Mais ce n’est pas uniquement une question de fric. Tous les ordinateurs portables et smartphones dérobés autour de la Gare du Midi sur un tas et nous ne serons toujours pas satisfaits. Ce n’est qu’une question d’espace spécifique, il ne s’agit pas d’un endroit à Bruxelles qu’on nous avait permis jusque-là de défendre. Il y a bien plus en jeu. Ça concerne aussi la façon dont nous vivons, la manière qui nous fait songer au train à grande vitesse, une manière nécessaire à la perpétuation de cette machine que nous méprisons tant. Attisé et fouetté par le temps, chassé à travers l’espace, avec le portable en main comme pour marquer le rythme de la flexibilité et du contrôle. La vie déchirée en morceaux. Changer de face dix fois par jour parce que chaque environnement, exige de nous un autre comportement. Aliéné du temps, aliéné de l’espace, de nous-mêmes et des autres. Quand nous luttons, attaquons, crachons sur les responsables de ce fumier dans la gueule, on doit aussi accepter le défi d’expérimenter, d’expérimenter une vie autre. Car c’est bien ce pourquoi nous combattons : une vie autre.

Ce n’est pas une question de secondes. Il ne s’agit pas d’être encore plus rapide que le train qui accélère devant nos yeux. Tout comme l’importance n’est pas dans les distances spatiales que nous pouvons franchir toujours plus vite et au prix de tout ce qui se trouve sur le chemin. La nouveauté n’est pas cachée dans un citytrip entre-temps, elle est comme une possibilité en nous-mêmes. Si nous jetons par-dessus bord le temps, nous étendons l’expérience aussi longtemps que nous le voulons. Tout comme notre capacité, les yeux fermés, de transporter l’ailleurs vers ici.

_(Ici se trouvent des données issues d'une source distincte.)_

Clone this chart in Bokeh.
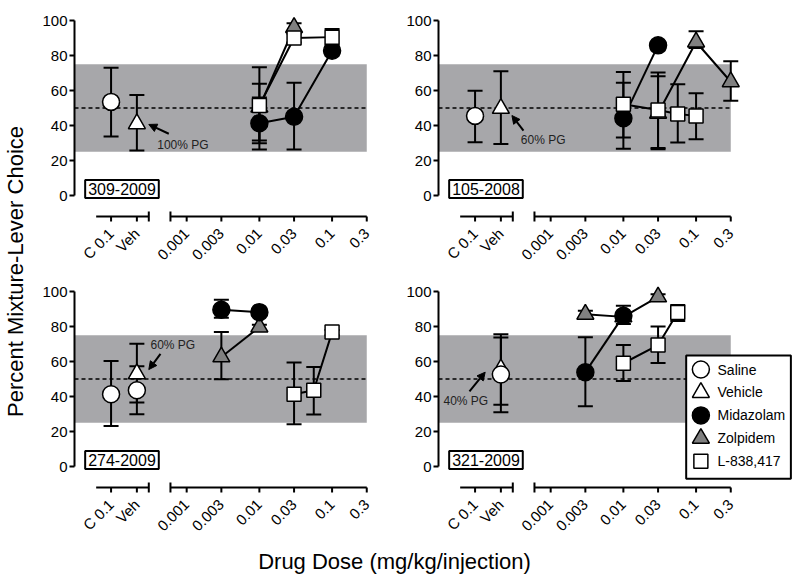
import math
import numpy as np
from bokeh.plotting import figure
from bokeh.layouts import column, row
from bokeh.models import (Range1d, LinearAxis, FixedTicker, Whisker, TeeHead, ColumnDataSource,
                          BoxAnnotation, Label, Arrow, NormalHead)
from bokeh.core.properties import value
from bokeh.embed import file_html
from bokeh.resources import INLINE

FONT = "Liberation Sans"

# ---------------- data ----------------
DOSE_TICKS = [0.001, 0.003, 0.01, 0.03, 0.1, 0.3]
DOSE_LABELS = ["0.001", "0.003", "0.01", "0.03", "0.1", "0.3"]
CTRL_LABELS = ["C 0.1", "Veh"]
SERIES = ["Saline", "Vehicle", "Midazolam", "Zolpidem", "L-838,417"]
SUBJECTS = ["309-2009", "105-2008", "274-2009", "321-2009"]
PG_NOTES = ["100% PG", "60% PG", "60% PG", "40% PG"]
CHANCE = 50
BAND_LO, BAND_HI = 25, 75
Y_TICKS = [0, 20, 40, 60, 80, 100]

# Panel A: 309-2009
A_SAL_AT = ["C 0.1"]; A_SAL = [53.5]; A_SAL_LO = [33.7]; A_SAL_HI = [73.0]
A_VEH_AT = ["Veh"]; A_VEH = [41.0]; A_VEH_LO = [25.7]; A_VEH_HI = [57.5]
A_MID_DOSE = [0.01, 0.03, 0.1]; A_MID = [41.3, 45.0, 82.7]; A_MID_LO = [26.3, 26.3, 80.0]; A_MID_HI = [56.0, 64.4, 85.0]
A_ZOL_DOSE = [0.01, 0.03]; A_ZOL = [50.5, 96.0]; A_ZOL_LO = [31.4, 93.0]; A_ZOL_HI = [63.8, 98.5]
A_L83_DOSE = [0.01, 0.03, 0.1]; A_L83 = [51.4, 90.0, 90.5]; A_L83_LO = [29.9, 87.5, 86.0]; A_L83_HI = [73.3, 92.5, 95.2]

# Panel B: 105-2008
B_SAL_AT = ["C 0.1"]; B_SAL = [45.5]; B_SAL_LO = [30.5]; B_SAL_HI = [59.8]
B_VEH_AT = ["Veh"]; B_VEH = [49.8]; B_VEH_LO = [29.4]; B_VEH_HI = [71.0]
B_MID_DOSE = [0.01, 0.03]; B_MID = [44.1, 85.8]; B_MID_LO = [26.7, 83.0]; B_MID_HI = [64.4, 88.0]
B_ZOL_DOSE = [0.03, 0.1, 0.3]; B_ZOL = [47.0, 87.7, 65.0]; B_ZOL_LO = [26.5, 84.3, 54.1]; B_ZOL_HI = [68.2, 93.8, 76.7]
B_L83_DOSE = [0.01, 0.03, 0.056, 0.1]; B_L83 = [52.1, 48.9, 46.6, 45.5]; B_L83_LO = [33.1, 27.1, 30.3, 32.2]; B_L83_HI = [70.6, 70.3, 63.6, 58.4]

# Panel C: 274-2009
C_SAL_AT = ["C 0.1", "Veh"]; C_SAL = [41.3, 43.6]; C_SAL_LO = [23.1, 29.8]; C_SAL_HI = [60.3, 57.3]
C_VEH_AT = ["Veh"]; C_VEH = [53.0]; C_VEH_LO = [36.6]; C_VEH_HI = [70.2]
C_MID_DOSE = [0.003, 0.01]; C_MID = [89.6, 88.2]; C_MID_LO = [85.0, 86.0]; C_MID_HI = [95.3, 90.0]
C_ZOL_DOSE = [0.003, 0.01]; C_ZOL = [62.6, 79.7]; C_ZOL_LO = [49.9, 78.0]; C_ZOL_HI = [76.8, 81.0]
C_L83_DOSE = [0.03, 0.056, 0.1]; C_L83 = [41.3, 43.6, 76.8]; C_L83_LO = [24.2, 29.7, 75.0]; C_L83_HI = [59.4, 56.9, 78.0]

# Panel D: 321-2009
D_SAL_AT = ["Veh"]; D_SAL = [52.6]; D_SAL_LO = [31.0]; D_SAL_HI = [73.7]
D_VEH_AT = ["Veh"]; D_VEH = [55.8]; D_VEH_LO = [35.3]; D_VEH_HI = [75.6]
D_MID_DOSE = [0.003, 0.01]; D_MID = [53.9, 86.1]; D_MID_LO = [34.4, 81.4]; D_MID_HI = [73.8, 91.8]
D_ZOL_DOSE = [0.003, 0.01, 0.03]; D_ZOL = [87.0, 85.5, 96.9]; D_ZOL_LO = [85.0, 84.0, 95.0]; D_ZOL_HI = [89.0, 87.0, 98.5]
D_L83_DOSE = [0.01, 0.03, 0.056]; D_L83 = [59.0, 69.4, 88.0]; D_L83_LO = [48.8, 59.2, 83.2]; D_L83_HI = [69.4, 80.0, 92.3]

# ---------------- geometry / style ----------------
X_PX = 72.7            # pixels per decade
X_START = -4.543       # x-range start (log10 units)
CTRL_POS = [-4.04, -3.685]        # positions of "C 0.1" and "Veh" on the broken axis
CTRL_SEG = (-4.245, -3.521)       # control part of the broken x axis
DOSE_SEG_START = -3.223           # start of dose part of x axis
Y_PX = 1.75
Y_TOP = 100 + 20 / Y_PX
AXIS_Y = -12.0
TICK_LEN = 5 / Y_PX
LABEL_DROP = 14.5 / Y_PX
ROW_H = 271
LEFT_W = 38
COL_W = [364, 398]
BORDER_L = 36

SHADE = "#a7a7aa"
ZOL_GRAY = "#808080"

STYLE = {
    "Saline": dict(marker="circle", fill="white", size=17),
    "Vehicle": dict(marker="triangle", fill="white", size=17),
    "Midazolam": dict(marker="circle", fill="black", size=17),
    "Zolpidem": dict(marker="triangle", fill=ZOL_GRAY, size=17),
    "L-838,417": dict(marker="square", fill="white", size=14),
}
DRAW_ORDER = ["Vehicle", "Saline", "Zolpidem", "Midazolam", "L-838,417"]

PANELS = [
    {"Saline": (A_SAL_AT, A_SAL, A_SAL_LO, A_SAL_HI), "Vehicle": (A_VEH_AT, A_VEH, A_VEH_LO, A_VEH_HI),
     "Midazolam": (A_MID_DOSE, A_MID, A_MID_LO, A_MID_HI), "Zolpidem": (A_ZOL_DOSE, A_ZOL, A_ZOL_LO, A_ZOL_HI),
     "L-838,417": (A_L83_DOSE, A_L83, A_L83_LO, A_L83_HI)},
    {"Saline": (B_SAL_AT, B_SAL, B_SAL_LO, B_SAL_HI), "Vehicle": (B_VEH_AT, B_VEH, B_VEH_LO, B_VEH_HI),
     "Midazolam": (B_MID_DOSE, B_MID, B_MID_LO, B_MID_HI), "Zolpidem": (B_ZOL_DOSE, B_ZOL, B_ZOL_LO, B_ZOL_HI),
     "L-838,417": (B_L83_DOSE, B_L83, B_L83_LO, B_L83_HI)},
    {"Saline": (C_SAL_AT, C_SAL, C_SAL_LO, C_SAL_HI), "Vehicle": (C_VEH_AT, C_VEH, C_VEH_LO, C_VEH_HI),
     "Midazolam": (C_MID_DOSE, C_MID, C_MID_LO, C_MID_HI), "Zolpidem": (C_ZOL_DOSE, C_ZOL, C_ZOL_LO, C_ZOL_HI),
     "L-838,417": (C_L83_DOSE, C_L83, C_L83_LO, C_L83_HI)},
    {"Saline": (D_SAL_AT, D_SAL, D_SAL_LO, D_SAL_HI), "Vehicle": (D_VEH_AT, D_VEH, D_VEH_LO, D_VEH_HI),
     "Midazolam": (D_MID_DOSE, D_MID, D_MID_LO, D_MID_HI), "Zolpidem": (D_ZOL_DOSE, D_ZOL, D_ZOL_LO, D_ZOL_HI),
     "L-838,417": (D_L83_DOSE, D_L83, D_L83_LO, D_L83_HI)},
]

# annotation placements (data coords of each panel)
PG_TEXT_XY = [(-3.405, 29.1), (-3.410, 31.8), (-3.498, 69.7), (-4.474, 37.7)]
PG_ARROW = [((-3.246, 35.3), (-3.521, 40.6)), ((-3.374, 37.1), (-3.533, 45.7)),
            ((-3.360, 64.4), (-3.521, 55.4)), ((-4.117, 42.9), (-3.901, 53.9))]
ID_XY = (-3.89, 3.7)
LEG_BOX = (-1.136, 0.304, -7.0, 63.4)
LEG_MARK_X, LEG_TEXT_X, LEG_Y0, LEG_DY = -0.934, -0.705, 55.4, 13.1

DOSE_POS = [math.log10(d) for d in DOSE_TICKS]
X_LABEL_POS = CTRL_POS + DOSE_POS
X_LABEL_TXT = CTRL_LABELS + DOSE_LABELS
END_TICKS = [CTRL_SEG[1], DOSE_SEG_START]


def xpos(series, at):
    if series in ("Saline", "Vehicle"):
        return [CTRL_POS[CTRL_LABELS.index(a)] for a in at]
    return [math.log10(d) for d in at]


def make_panel(i):
    col = i % 2
    W = COL_W[col]
    fw = W - BORDER_L
    p = figure(width=W, height=ROW_H, output_backend="svg", toolbar_location=None,
               x_range=Range1d(X_START, X_START + fw / X_PX),
               y_range=Range1d(Y_TOP - ROW_H / Y_PX, Y_TOP),
               x_axis_type=None, y_axis_type=None,
               min_border_left=BORDER_L, min_border_right=0,
               min_border_top=0, min_border_bottom=0)
    p.outline_line_color = None
    p.background_fill_color = "white"

    # y axis
    yax = LinearAxis(ticker=FixedTicker(ticks=Y_TICKS), bounds=(0, 100),
                     axis_line_width=2, axis_line_color="black",
                     major_tick_line_width=2, major_tick_out=5, major_tick_in=0,
                     minor_tick_line_color=None, major_label_standoff=2,
                     major_label_text_font=FONT, major_label_text_font_size="15px",
                     major_label_text_color="black")
    p.add_layout(yax, "left")

    # shaded band and error bars (underlay)
    p.add_layout(BoxAnnotation(left=X_START, right=DOSE_POS[-1],
                               bottom=BAND_LO, top=BAND_HI, fill_color=SHADE, fill_alpha=1.0,
                               line_color=None, level="underlay"))
    data = PANELS[i]
    sources = {}
    for s in DRAW_ORDER:
        at, m, lo, hi = data[s]
        src = ColumnDataSource(dict(x=xpos(s, at), y=m, lo=lo, hi=hi))
        sources[s] = src
        p.add_layout(Whisker(source=src, base="x", lower="lo", upper="hi", dimension="height",
                             line_width=2, line_color="black", level="underlay",
                             upper_head=TeeHead(size=15, line_width=2, line_color="black"),
                             lower_head=TeeHead(size=15, line_width=2, line_color="black")))

    # chance line
    p.segment(x0=[X_START], x1=[DOSE_POS[-1]], y0=[CHANCE], y1=[CHANCE],
              line_color="black", line_width=1.5, line_dash="4 3")

    # broken x axis: two line pieces, ticks, end ticks, rotated labels
    p.segment(x0=[CTRL_SEG[0], DOSE_SEG_START], x1=[CTRL_SEG[1], DOSE_POS[-1]],
              y0=[AXIS_Y, AXIS_Y], y1=[AXIS_Y, AXIS_Y], line_color="black", line_width=2)
    p.segment(x0=X_LABEL_POS, x1=X_LABEL_POS, y0=[AXIS_Y] * len(X_LABEL_POS),
              y1=[AXIS_Y - TICK_LEN] * len(X_LABEL_POS), line_color="black", line_width=2)
    p.segment(x0=END_TICKS, x1=END_TICKS, y0=[AXIS_Y + TICK_LEN] * 2,
              y1=[AXIS_Y - TICK_LEN] * 2, line_color="black", line_width=2)
    p.text(x=X_LABEL_POS, y=[AXIS_Y - LABEL_DROP] * len(X_LABEL_POS), text=X_LABEL_TXT,
           angle=math.pi / 4, text_align="right", text_baseline="middle",
           text_font=value(FONT), text_font_size="15px", text_color="black")

    for s in DRAW_ORDER:
        st = STYLE[s]
        src = sources[s]
        if s not in ("Saline", "Vehicle"):
            p.line("x", "y", source=src, line_color="black", line_width=2)
        p.scatter("x", "y", source=src, marker=st["marker"], size=st["size"],
                  fill_color=st["fill"], line_color="black", line_width=1.5)

    # subject id box
    p.add_layout(Label(x=ID_XY[0], y=ID_XY[1], text=SUBJECTS[i], text_font=FONT,
                       text_font_size="16px", text_align="center", text_baseline="middle",
                       text_color="black", background_fill_color="white",
                       border_line_color="black", border_line_width=2, padding=3))
    # PG note
    tx, ty = PG_TEXT_XY[i]
    p.add_layout(Label(x=tx, y=ty, text=PG_NOTES[i], text_font=FONT, text_font_size="12px",
                       text_align="left", text_baseline="middle", text_color="#222222"))
    (ax0, ay0), (ax1, ay1) = PG_ARROW[i]
    p.add_layout(Arrow(x_start=ax0, y_start=ay0, x_end=ax1, y_end=ay1, line_width=2,
                       line_color="black",
                       end=NormalHead(size=8, fill_color="black", line_color="black", line_width=1)))

    if i == 3:
        l, r, b, t = LEG_BOX
        p.quad(left=[l], right=[r], bottom=[b], top=[t], fill_color="white",
               line_color="black", line_width=2)
        ys = [LEG_Y0 - k * LEG_DY for k in range(len(SERIES))]
        for k, s in enumerate(SERIES):
            st = STYLE[s]
            p.scatter([LEG_MARK_X], [ys[k]], marker=st["marker"], size=st["size"],
                      fill_color=st["fill"], line_color="black", line_width=1.5)
        p.text(x=[LEG_TEXT_X] * len(SERIES), y=ys, text=SERIES, text_font=value(FONT),
               text_font_size="14px", text_baseline="middle", text_align="left",
               text_color="black")
    return p


panels = [make_panel(i) for i in range(4)]

GRID_H = 2 * ROW_H
ylab = figure(width=LEFT_W, height=GRID_H, x_range=Range1d(0, LEFT_W), y_range=Range1d(0, GRID_H),
              x_axis_type=None, y_axis_type=None, toolbar_location=None, output_backend="svg",
              min_border=0)
ylab.outline_line_color = None
ylab.text(x=[15], y=[GRID_H - 271], text=["Percent Mixture-Lever Choice"], angle=math.pi / 2,
          text_align="center", text_baseline="middle", text_font=value(FONT),
          text_font_size="22px", text_color="black")

TOTAL_W = LEFT_W + sum(COL_W)
XL_H = 37
xlab = figure(width=TOTAL_W, height=XL_H, x_range=Range1d(0, TOTAL_W), y_range=Range1d(0, XL_H),
              x_axis_type=None, y_axis_type=None, toolbar_location=None, output_backend="svg",
              min_border=0)
xlab.outline_line_color = None
xlab.text(x=[394], y=[XL_H - 18.5], text=["Drug Dose (mg/kg/injection)"], text_align="center",
          text_baseline="middle", text_font=value(FONT), text_font_size="22px",
          text_color="black")

layout = column(row(ylab, column(row(panels[0], panels[1]), row(panels[2], panels[3]))), xlab)

with open("out.html", "w") as f:
    f.write(file_html(layout, INLINE, title="plot"))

Il s’agit d’ouvrir par la force de nouvelles possibilités, que nous pourrons relier avec d’autres, à travers le temps et l’espace. Le passé et l’ailleurs se faufilent dans le présent et l’ici. Il s’agit de choisir l’offensif, avec le sourire, armé et joyeux. La subversion est la vie qui n’est plus enfermée et figée par la rouille, mais une libre découverte.